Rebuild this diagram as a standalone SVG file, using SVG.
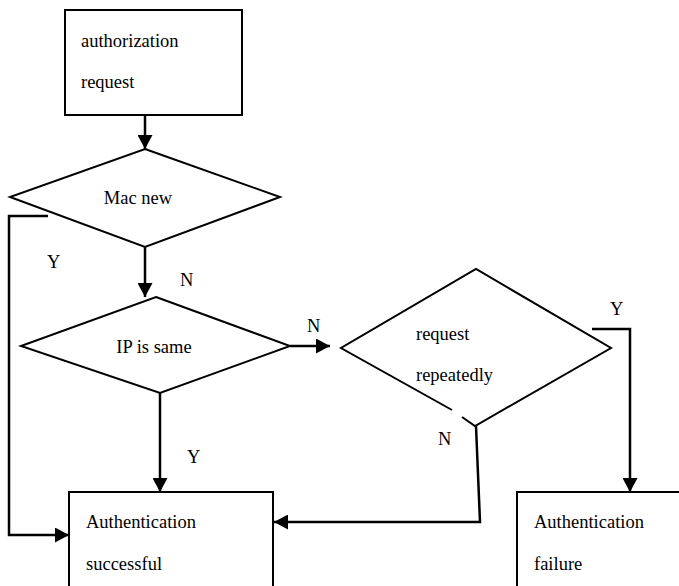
<svg xmlns="http://www.w3.org/2000/svg" width="679" height="586" viewBox="0 0 679 586">
<style>
.s{fill:#fff;stroke:#000;stroke-width:2}
.c{fill:none;stroke:#000;stroke-width:2.5}
text{font-family:"Liberation Serif","DejaVu Serif",serif;font-size:18.5px;fill:#000}
</style>
<defs>
<marker id="ah" markerUnits="userSpaceOnUse" markerWidth="15" markerHeight="15" refX="14" refY="7.5" orient="auto">
<path d="M0,0 L14,7.5 L0,15 z" fill="#000"/>
</marker>
</defs>
<rect width="679" height="586" fill="#fff"/>
<g id="auth">
<rect class="s" x="65" y="10" width="177" height="105"/>
<text x="81" y="47">authorization</text>
<text x="81" y="88">request</text>
</g>
<g id="macnew">
<polygon class="s" points="145,149 280,197 145,247 10,197"/>
<text x="138" y="204" text-anchor="middle">Mac new</text>
</g>
<g id="ipsame">
<polygon class="s" points="156,297 290,346 160,393 21,346"/>
<text x="154" y="353" text-anchor="middle">IP is same</text>
</g>
<g id="reqrep">
<path class="s" d="M452,410 L341,348 L476,269 L611,348 L475,426 L462,417"/>
<text x="416" y="340">request</text>
<text x="416" y="381">repeatedly</text>
</g>
<g id="success">
<rect class="s" x="69" y="492" width="204" height="110"/>
<text x="86" y="528">Authentication</text>
<text x="86" y="570">successful</text>
</g>
<g id="failure">
<rect class="s" x="517" y="492" width="180" height="110"/>
<text x="534" y="528">Authentication</text>
<text x="534" y="570">failure</text>
</g>
<g id="connectors">
<path class="c" d="M145,115 V149" marker-end="url(#ah)"/>
<path class="c" d="M48,216 H9 V535 H69" marker-end="url(#ah)"/>
<path class="c" d="M145,247 V297" marker-end="url(#ah)"/>
<path class="c" d="M290,346 H330" marker-end="url(#ah)"/>
<path class="c" d="M160,393 V492" marker-end="url(#ah)"/>
<path class="c" d="M476,426 L480,522 H274" marker-end="url(#ah)"/>
<path class="c" d="M592,329 H630 V492" marker-end="url(#ah)"/>
<text x="47" y="268">Y</text>
<text x="180" y="286">N</text>
<text x="307" y="332">N</text>
<text x="187" y="463">Y</text>
<text x="438" y="445">N</text>
<text x="610" y="315">Y</text>
</g>
</svg>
§ §
- _EXERCISE TASK_
Reproduce the material word for word. Any pictures should be left out of the copy.

- _CORRECT RESPONSE_
Rebuild this diagram as a standalone SVG file, using SVG.
<svg xmlns="http://www.w3.org/2000/svg" width="679" height="586" viewBox="0 0 679 586">
<style>
.s{fill:#fff;stroke:#000;stroke-width:2}
.c{fill:none;stroke:#000;stroke-width:2.5}
text{font-family:"Liberation Serif","DejaVu Serif",serif;font-size:18.5px;fill:#000}
</style>
<defs>
<marker id="ah" markerUnits="userSpaceOnUse" markerWidth="15" markerHeight="15" refX="14" refY="7.5" orient="auto">
<path d="M0,0 L14,7.5 L0,15 z" fill="#000"/>
</marker>
</defs>
<rect width="679" height="586" fill="#fff"/>
<g id="auth">
<rect class="s" x="65" y="10" width="177" height="105"/>
<text x="81" y="47">authorization</text>
<text x="81" y="88">request</text>
</g>
<g id="macnew">
<polygon class="s" points="145,149 280,197 145,247 10,197"/>
<text x="138" y="204" text-anchor="middle">Mac new</text>
</g>
<g id="ipsame">
<polygon class="s" points="156,297 290,346 160,393 21,346"/>
<text x="154" y="353" text-anchor="middle">IP is same</text>
</g>
<g id="reqrep">
<path class="s" d="M452,410 L341,348 L476,269 L611,348 L475,426 L462,417"/>
<text x="416" y="340">request</text>
<text x="416" y="381">repeatedly</text>
</g>
<g id="success">
<rect class="s" x="69" y="492" width="204" height="110"/>
<text x="86" y="528">Authentication</text>
<text x="86" y="570">successful</text>
</g>
<g id="failure">
<rect class="s" x="517" y="492" width="180" height="110"/>
<text x="534" y="528">Authentication</text>
<text x="534" y="570">failure</text>
</g>
<g id="connectors">
<path class="c" d="M145,115 V149" marker-end="url(#ah)"/>
<path class="c" d="M48,216 H9 V535 H69" marker-end="url(#ah)"/>
<path class="c" d="M145,247 V297" marker-end="url(#ah)"/>
<path class="c" d="M290,346 H330" marker-end="url(#ah)"/>
<path class="c" d="M160,393 V492" marker-end="url(#ah)"/>
<path class="c" d="M476,426 L480,522 H274" marker-end="url(#ah)"/>
<path class="c" d="M592,329 H630 V492" marker-end="url(#ah)"/>
<text x="47" y="268">Y</text>
<text x="180" y="286">N</text>
<text x="307" y="332">N</text>
<text x="187" y="463">Y</text>
<text x="438" y="445">N</text>
<text x="610" y="315">Y</text>
</g>
</svg>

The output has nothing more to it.